-- start PROVIDED MATERIAL --

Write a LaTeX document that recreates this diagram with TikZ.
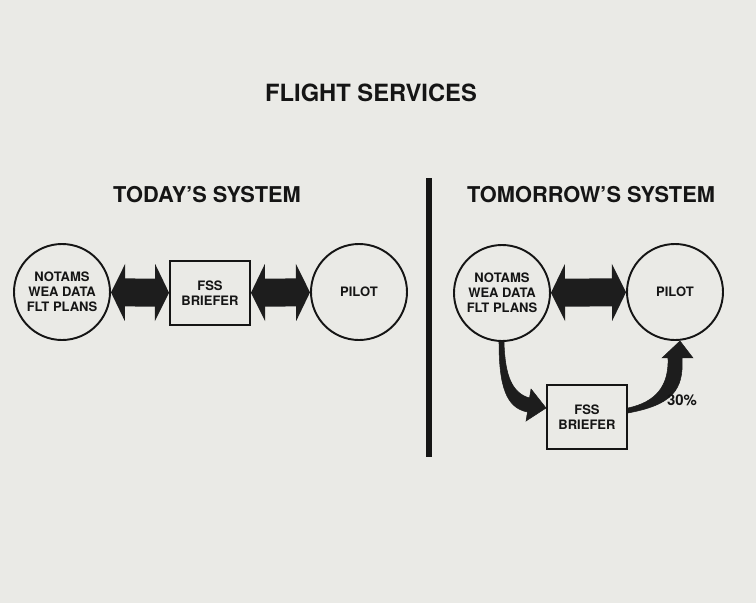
\documentclass[tikz,border=0pt]{standalone}
\usepackage{fontspec}
\setmainfont{TeX Gyre Heros}
\usetikzlibrary{arrows.meta, positioning, calc}
\definecolor{cInk}{HTML}{151515}
\definecolor{cPaper}{HTML}{EAEAE6}
\definecolor{cFat}{HTML}{1D1D1D}
\tikzset{
  base/.style={draw=cInk, line width=1.1pt, align=center, text=cInk, inner sep=0pt,
               font=\fontsize{7.4}{8.6}\selectfont\bfseries},
  src/.style={base, circle, minimum size=1.92cm},
  brf/.style={base, rectangle, minimum width=1.6cm, minimum height=1.28cm},
  head/.style={font=\fontsize{12.4}{14}\selectfont\bfseries, text=cInk},
  fat/.style={draw=cFat, line width=0.56cm,
              {Triangle[length=0.28cm, width=1.14cm, line width=0pt]}-{Triangle[length=0.28cm, width=1.14cm, line width=0pt]}},
  swoosh/.style={fill=cFat, draw=cFat, line width=0.3pt},
  pct/.style={font=\fontsize{8.5}{9}\selectfont\bfseries, text=cInk, inner sep=1pt},
}

\begin{document}
\begin{tikzpicture}
  % ---- paper
  \useasboundingbox (0,0) rectangle (15.12,-12.06);
  \fill[cPaper] (0,0) rectangle (15.12,-12.06);

  % ---- titles
  \node[head, font=\fontsize{13.5}{15}\selectfont\bfseries] (title) at (7.42,-1.86) {FLIGHT SERVICES};
  \node[head] (today) at (4.14,-3.9) {TODAY’S SYSTEM};
  \node[head] (tmrw)  at (11.82,-3.9) {TOMORROW’S SYSTEM};
  \draw[cInk, line width=0.13cm] (8.58,-3.56) -- (8.58,-9.14);

  % ---- today's system
  \node[src] (notamsL) at (1.24,-5.84) {NOTAMS\\WEA DATA\\FLT PLANS};
  \node[brf] (fssL)    at (4.2,-5.86)  {FSS\\BRIEFER};
  \node[src] (pilotL)  at (7.18,-5.84) {PILOT};
  \draw[fat] (notamsL) -- (fssL);
  \draw[fat] (fssL) -- (pilotL);

  % ---- tomorrow's system
  \node[src] (notamsR) at (10.04,-5.86) {NOTAMS\\WEA DATA\\FLT PLANS};
  \node[src] (pilotR)  at (13.5,-5.84)  {PILOT};
  \node[brf] (fssR)    at (11.74,-8.34) {FSS\\BRIEFER};
  \draw[fat] (notamsR) -- (pilotR);

  \coordinate (t1) at ([yshift=0.18cm]fssR.west);
  \fill[swoosh] ([xshift=-0.06cm]notamsR.south) .. controls +(0,-0.88) and +(-0.43,0.08) .. ($(t1)+(-0.37,-0.08)$)
       -- ($(t1)+(-0.40,-0.26)$) -- (t1) -- ($(t1)+(-0.30,0.38)$) -- ($(t1)+(-0.33,0.2)$)
       .. controls +(-0.35,0.1) and +(0.02,-0.68) .. ([xshift=0.04cm]notamsR.south) -- cycle;

  \coordinate (t2) at ([xshift=0.1cm]pilotR.south);
  \fill[swoosh] ([yshift=0.08cm]fssR.east) .. controls +(0.86,0.16) and +(0.04,-0.66) .. ($(t2)+(0.04,-0.34)$)
       -- ($(t2)+(0.26,-0.34)$) -- (t2) -- ($(t2)+(-0.36,-0.34)$) -- ($(t2)+(-0.24,-0.34)$)
       .. controls +(0.02,-0.56) and +(0.56,0.12) .. ([yshift=0.18cm]fssR.east) -- cycle;
  \node[pct] (share) at (13.64,-8.0) {30\%};
\end{tikzpicture}
\end{document}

-- end PROVIDED MATERIAL --

WRITTEN PROBLEM — Copy out the listing exactly as it stands, but not the pictures.

EXERCISE SOLUTION —
Write a LaTeX document that recreates this diagram with TikZ.
\documentclass[tikz,border=0pt]{standalone}
\usepackage{fontspec}
\setmainfont{TeX Gyre Heros}
\usetikzlibrary{arrows.meta, positioning, calc}
\definecolor{cInk}{HTML}{151515}
\definecolor{cPaper}{HTML}{EAEAE6}
\definecolor{cFat}{HTML}{1D1D1D}
\tikzset{
  base/.style={draw=cInk, line width=1.1pt, align=center, text=cInk, inner sep=0pt,
               font=\fontsize{7.4}{8.6}\selectfont\bfseries},
  src/.style={base, circle, minimum size=1.92cm},
  brf/.style={base, rectangle, minimum width=1.6cm, minimum height=1.28cm},
  head/.style={font=\fontsize{12.4}{14}\selectfont\bfseries, text=cInk},
  fat/.style={draw=cFat, line width=0.56cm,
              {Triangle[length=0.28cm, width=1.14cm, line width=0pt]}-{Triangle[length=0.28cm, width=1.14cm, line width=0pt]}},
  swoosh/.style={fill=cFat, draw=cFat, line width=0.3pt},
  pct/.style={font=\fontsize{8.5}{9}\selectfont\bfseries, text=cInk, inner sep=1pt},
}

\begin{document}
\begin{tikzpicture}
  % ---- paper
  \useasboundingbox (0,0) rectangle (15.12,-12.06);
  \fill[cPaper] (0,0) rectangle (15.12,-12.06);

  % ---- titles
  \node[head, font=\fontsize{13.5}{15}\selectfont\bfseries] (title) at (7.42,-1.86) {FLIGHT SERVICES};
  \node[head] (today) at (4.14,-3.9) {TODAY’S SYSTEM};
  \node[head] (tmrw)  at (11.82,-3.9) {TOMORROW’S SYSTEM};
  \draw[cInk, line width=0.13cm] (8.58,-3.56) -- (8.58,-9.14);

  % ---- today's system
  \node[src] (notamsL) at (1.24,-5.84) {NOTAMS\\WEA DATA\\FLT PLANS};
  \node[brf] (fssL)    at (4.2,-5.86)  {FSS\\BRIEFER};
  \node[src] (pilotL)  at (7.18,-5.84) {PILOT};
  \draw[fat] (notamsL) -- (fssL);
  \draw[fat] (fssL) -- (pilotL);

  % ---- tomorrow's system
  \node[src] (notamsR) at (10.04,-5.86) {NOTAMS\\WEA DATA\\FLT PLANS};
  \node[src] (pilotR)  at (13.5,-5.84)  {PILOT};
  \node[brf] (fssR)    at (11.74,-8.34) {FSS\\BRIEFER};
  \draw[fat] (notamsR) -- (pilotR);

  \coordinate (t1) at ([yshift=0.18cm]fssR.west);
  \fill[swoosh] ([xshift=-0.06cm]notamsR.south) .. controls +(0,-0.88) and +(-0.43,0.08) .. ($(t1)+(-0.37,-0.08)$)
       -- ($(t1)+(-0.40,-0.26)$) -- (t1) -- ($(t1)+(-0.30,0.38)$) -- ($(t1)+(-0.33,0.2)$)
       .. controls +(-0.35,0.1) and +(0.02,-0.68) .. ([xshift=0.04cm]notamsR.south) -- cycle;

  \coordinate (t2) at ([xshift=0.1cm]pilotR.south);
  \fill[swoosh] ([yshift=0.08cm]fssR.east) .. controls +(0.86,0.16) and +(0.04,-0.66) .. ($(t2)+(0.04,-0.34)$)
       -- ($(t2)+(0.26,-0.34)$) -- (t2) -- ($(t2)+(-0.36,-0.34)$) -- ($(t2)+(-0.24,-0.34)$)
       .. controls +(0.02,-0.56) and +(0.56,0.12) .. ([yshift=0.18cm]fssR.east) -- cycle;
  \node[pct] (share) at (13.64,-8.0) {30\%};
\end{tikzpicture}
\end{document}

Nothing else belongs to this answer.